Yes. At least the splitting criterion is not the one usually used.
>
> But you seem to also imply that sklearn can indirectly support it
> using dummy variables..
Yes.
>
> Bigger question: given that Decision Trees (in general) support pure
> categorical variables.. shouldn't Random Forests also do?
>
As I said, trees in sklearn don't. But that is a purely implementation / 
API problem.

>
>> Not sure what this says about your dataset / features.
>> If the variables don't have any ordering and the splits take arbitrary
>> subsets, that would seem a bit weird to me.

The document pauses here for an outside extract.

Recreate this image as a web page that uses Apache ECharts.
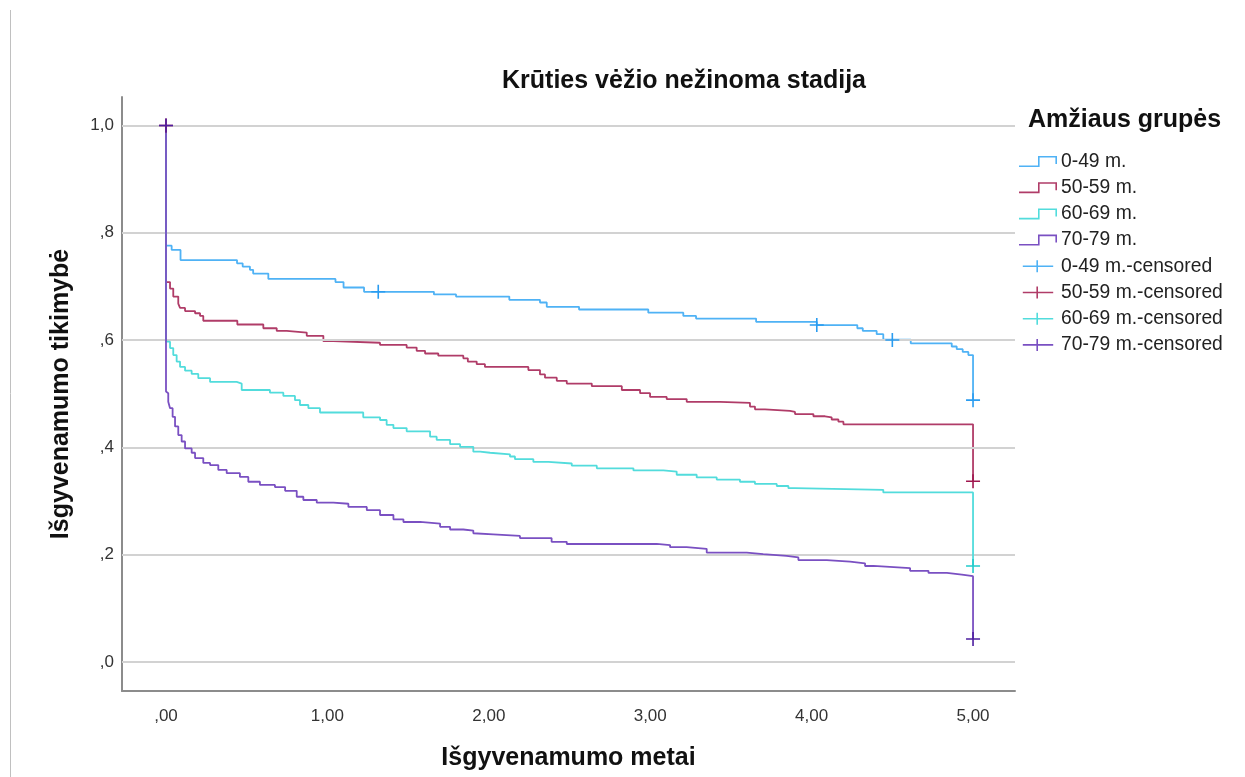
<!DOCTYPE html>
<html>
<head>
<meta charset="utf-8">
<script src="https://cdn.jsdelivr.net/npm/echarts@6/dist/echarts.min.js"></script>
<style>html,body{margin:0;padding:0;background:#fff;}#c{width:1245px;height:777px;}</style>
</head>
<body>
<div id="c"></div>
<script>
const groups = ['0-49 m.', '50-59 m.', '60-69 m.', '70-79 m.'];
const lineColors = ['#4fb2f5', '#b03c68', '#52dcdc', '#7a50c2'];
const censColors = ['#2a9cf0', '#a0174f', '#22cccc', '#4e1fa0'];

const xTickVals = [0, 1, 2, 3, 4, 5];
const xTickLabels = [',00', '1,00', '2,00', '3,00', '4,00', '5,00'];
const yTickVals = [0, 0.2, 0.4, 0.6, 0.8, 1.0];
const yTickLabels = [',0', ',2', ',4', ',6', ',8', '1,0'];

// 0-49 m.
const t049 = [0, 0, 0.035, 0.090, 0.44, 0.475, 0.52, 0.54, 0.634, 1.05, 1.10, 1.227, 1.66, 1.797, 2.127, 2.317, 2.359, 2.559, 2.988, 3.205, 3.284, 3.656, 4.032, 4.283, 4.317, 4.403, 4.444, 4.614, 4.868, 4.899, 4.936, 4.971, 5.0];
const s049 = [1.0, 0.776, 0.768, 0.749, 0.743, 0.737, 0.731, 0.724, 0.714, 0.708, 0.698, 0.690, 0.685, 0.681, 0.675, 0.670, 0.662, 0.657, 0.651, 0.645, 0.640, 0.634, 0.628, 0.622, 0.617, 0.611, 0.601, 0.594, 0.588, 0.583, 0.578, 0.572, 0.488];
// 50-59 m.
const t5059 = [0, 0, 0.025, 0.045, 0.076, 0.087, 0.118, 0.180, 0.211, 0.231, 0.442, 0.603, 0.686, 0.748, 0.872, 0.975, 1.037, 1.326, 1.491, 1.553, 1.605, 1.687, 1.842, 1.87, 1.925, 1.976, 2.245, 2.317, 2.348, 2.421, 2.483, 2.638, 2.824, 2.937, 2.999, 3.102, 3.226, 3.432, 3.618, 3.649, 3.711, 3.866, 3.897, 4.011, 4.083, 4.124, 4.166, 4.197, 5.0];
const s5059 = [1.0, 0.708, 0.696, 0.681, 0.668, 0.660, 0.654, 0.650, 0.645, 0.636, 0.629, 0.622, 0.617, 0.614, 0.608, 0.598, 0.595, 0.591, 0.586, 0.580, 0.575, 0.571, 0.566, 0.560, 0.555, 0.550, 0.544, 0.536, 0.530, 0.524, 0.519, 0.514, 0.507, 0.501, 0.494, 0.490, 0.485, 0.483, 0.476, 0.471, 0.468, 0.466, 0.462, 0.458, 0.456, 0.452, 0.448, 0.443, 0.337];
// 60-69 m.
const t6069 = [0, 0, 0.025, 0.045, 0.066, 0.087, 0.118, 0.159, 0.200, 0.273, 0.438, 0.469, 0.644, 0.727, 0.799, 0.830, 0.882, 0.954, 1.222, 1.326, 1.367, 1.409, 1.491, 1.636, 1.677, 1.760, 1.822, 1.904, 1.946, 2.008, 2.131, 2.162, 2.276, 2.369, 2.514, 2.669, 2.896, 3.082, 3.164, 3.288, 3.412, 3.556, 3.649, 3.784, 3.856, 3.897, 4.444, 5.0];
const s6069 = [1.0, 0.597, 0.585, 0.572, 0.560, 0.550, 0.543, 0.537, 0.529, 0.522, 0.519, 0.507, 0.502, 0.496, 0.488, 0.479, 0.473, 0.465, 0.456, 0.451, 0.442, 0.436, 0.430, 0.420, 0.414, 0.406, 0.401, 0.392, 0.390, 0.387, 0.383, 0.378, 0.373, 0.370, 0.366, 0.361, 0.357, 0.355, 0.349, 0.344, 0.340, 0.336, 0.332, 0.328, 0.324, 0.321, 0.316, 0.179];
// 70-79 m.
const t7079 = [0, 0, 0.008, 0.014, 0.025, 0.041, 0.056, 0.076, 0.097, 0.118, 0.159, 0.180, 0.231, 0.273, 0.324, 0.376, 0.458, 0.510, 0.582, 0.675, 0.738, 0.810, 0.851, 0.934, 1.037, 1.130, 1.244, 1.326, 1.409, 1.471, 1.574, 1.698, 1.760, 1.842, 1.904, 1.915, 2.027, 2.193, 2.389, 2.483, 3.040, 3.123, 3.226, 3.350, 3.598, 3.700, 3.845, 3.918, 4.094, 4.238, 4.331, 4.383, 4.559, 4.610, 4.724, 4.838, 4.931, 5.0];
const s7079 = [1.0, 0.504, 0.501, 0.485, 0.473, 0.457, 0.439, 0.423, 0.411, 0.398, 0.390, 0.380, 0.371, 0.367, 0.358, 0.352, 0.345, 0.336, 0.330, 0.326, 0.319, 0.308, 0.302, 0.297, 0.295, 0.289, 0.283, 0.274, 0.266, 0.261, 0.258, 0.252, 0.247, 0.245, 0.240, 0.238, 0.235, 0.231, 0.224, 0.220, 0.218, 0.214, 0.211, 0.204, 0.201, 0.198, 0.195, 0.190, 0.187, 0.184, 0.179, 0.176, 0.175, 0.170, 0.166, 0.163, 0.160, 0.043];

// censored observations
const c049T = [1.315, 4.032, 4.50, 5.0];
const c049S = [0.690, 0.628, 0.600, 0.488];
const c5059T = [0, 5.0];
const c5059S = [1.0, 0.337];
const c6069T = [5.0];
const c6069S = [0.179];
const c7079T = [0, 5.0];
const c7079S = [1.0, 0.043];

const times = [t049, t5059, t6069, t7079];
const surv = [s049, s5059, s6069, s7079];
const cT = [c049T, c5059T, c6069T, c7079T];
const cS = [c049S, c5059S, c6069S, c7079S];

const stepIcon = 'path://M0,9.4 H19 V0 H38 V8 H36.4 V1.6 H20.6 V11 H0 Z';
const crossIcon = 'path://M0,6.5 H17 V0 H19 V6.5 H38 V8.5 H19 V15 H17 V8.5 H0 Z';
const plusSym = 'path://M6.2,0 H7.8 V6.2 H14 V7.8 H7.8 V14 H6.2 V7.8 H0 V6.2 H6.2 Z';

const zip = (a, b) => a.map((v, i) => [v, b[i]]);

const series = [{
  type: 'line', data: [], silent: true, z: 1,
  markLine: {
    silent: true, symbol: ['none', 'none'], label: { show: false },
    lineStyle: { color: '#d2d2d2', width: 2, type: 'solid' },
    data: yTickVals.map(v => ({ yAxis: v }))
  }
}];
groups.forEach((g, i) => {
  series.push({
    name: g, type: 'line', step: 'end', showSymbol: false, symbol: 'none',
    data: zip(times[i], surv[i]), z: 3 + i,
    lineStyle: { color: lineColors[i], width: 1.8 },
    itemStyle: { color: lineColors[i] }
  });
});
groups.forEach((g, i) => {
  series.push({
    name: g + '-censored', type: 'scatter', symbol: plusSym, symbolSize: 14,
    data: zip(cT[i], cS[i]), z: 10 + i,
    itemStyle: { color: censColors[i], opacity: 1 }
  });
});

const legendData = groups.map((g, i) => ({ name: g, icon: stepIcon, itemStyle: { color: lineColors[i] } }))
  .concat(groups.map((g, i) => ({ name: g + '-censored', icon: crossIcon, itemStyle: { color: lineColors[i] } })));

const chart = echarts.init(document.getElementById('c'), null, { renderer: 'canvas' });
chart.setOption({
  animation: false,
  backgroundColor: '#fff',
  textStyle: { fontFamily: 'Liberation Sans, Arial, sans-serif' },
  title: {
    text: 'Krūties vėžio nežinoma stadija',
    left: 679, top: 64, textAlign: 'center',
    textStyle: { fontSize: 25, fontWeight: 'bold', color: '#111', fontFamily: 'Liberation Sans, Arial, sans-serif' }
  },
  graphic: [
    { type: 'line', shape: { x1: 10.5, y1: 10, x2: 10.5, y2: 777 }, style: { stroke: '#c0c0c0', lineWidth: 1 } },
    { type: 'text', left: 1028, top: 108, style: { text: 'Amžiaus grupės', font: 'bold 25px Liberation Sans, Arial, sans-serif', fill: '#111' } }
  ],
  legend: {
    orient: 'vertical', left: 1019, top: 152, padding: 0,
    itemWidth: 38, itemHeight: 12, itemGap: 7.2,
    textStyle: { fontSize: 19.3, color: '#222', padding: [0, 0, 0, -1] },
    data: legendData, selectedMode: false
  },
  grid: { left: 122, right: 230, top: 97, bottom: 86, containLabel: false },
  xAxis: {
    type: 'value', min: -0.2726, max: 5.26,
    name: 'Išgyvenamumo metai', nameLocation: 'middle', nameGap: 55,
    nameTextStyle: { fontSize: 25, fontWeight: 'bold', color: '#111' },
    axisLine: { show: true, onZero: false, lineStyle: { color: '#8c8c8c', width: 2 } },
    axisTick: { show: false },
    splitLine: { show: false },
    axisLabel: {
      customValues: xTickVals, margin: 17, fontSize: 17, color: '#333',
      formatter: v => { const k = xTickVals.findIndex(t => Math.abs(t - v) < 1e-6); return k >= 0 ? xTickLabels[k] : ''; }
    }
  },
  yAxis: {
    type: 'value', min: -0.054, max: 1.053,
    name: 'Išgyvenamumo tikimybė', nameLocation: 'middle', nameGap: 48,
    nameTextStyle: { fontSize: 25, fontWeight: 'bold', color: '#111' },
    axisLine: { show: true, onZero: false, lineStyle: { color: '#8c8c8c', width: 2 } },
    axisTick: { show: false },
    splitLine: { show: false },
    axisLabel: {
      customValues: yTickVals, margin: 8, fontSize: 17, color: '#333',
      formatter: v => { const k = yTickVals.findIndex(t => Math.abs(t - v) < 1e-6); return k >= 0 ? yTickLabels[k] : ''; }
    }
  },
  series: series
});
</script>
</body>
</html>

> In fact that's really what I observe: apart from the first of my 4
> variables, which is a year, the remaining 3 are purely categorical,
> with no implicit order. So that result is weird because it is not in
> line with what you've been saying.
Actually I think all classifiers can also be represented by treating the 
categorical features as ordinal ones,
it is just that the tree needs to be deeper and the splits are a bit 
weird. Imagine if you want to get category
c out of a, b, c, d, e, you have to threshold between b and c and then 
between c and d, so you get three
branches ('a', 'b'), ('c'), ('d', 'e'). If there is no ordering to the 
variables, that is really weird.
If you have enough data, it might not make a difference, though - if you 
trees are not to deep (and many)
you can dump them using dot.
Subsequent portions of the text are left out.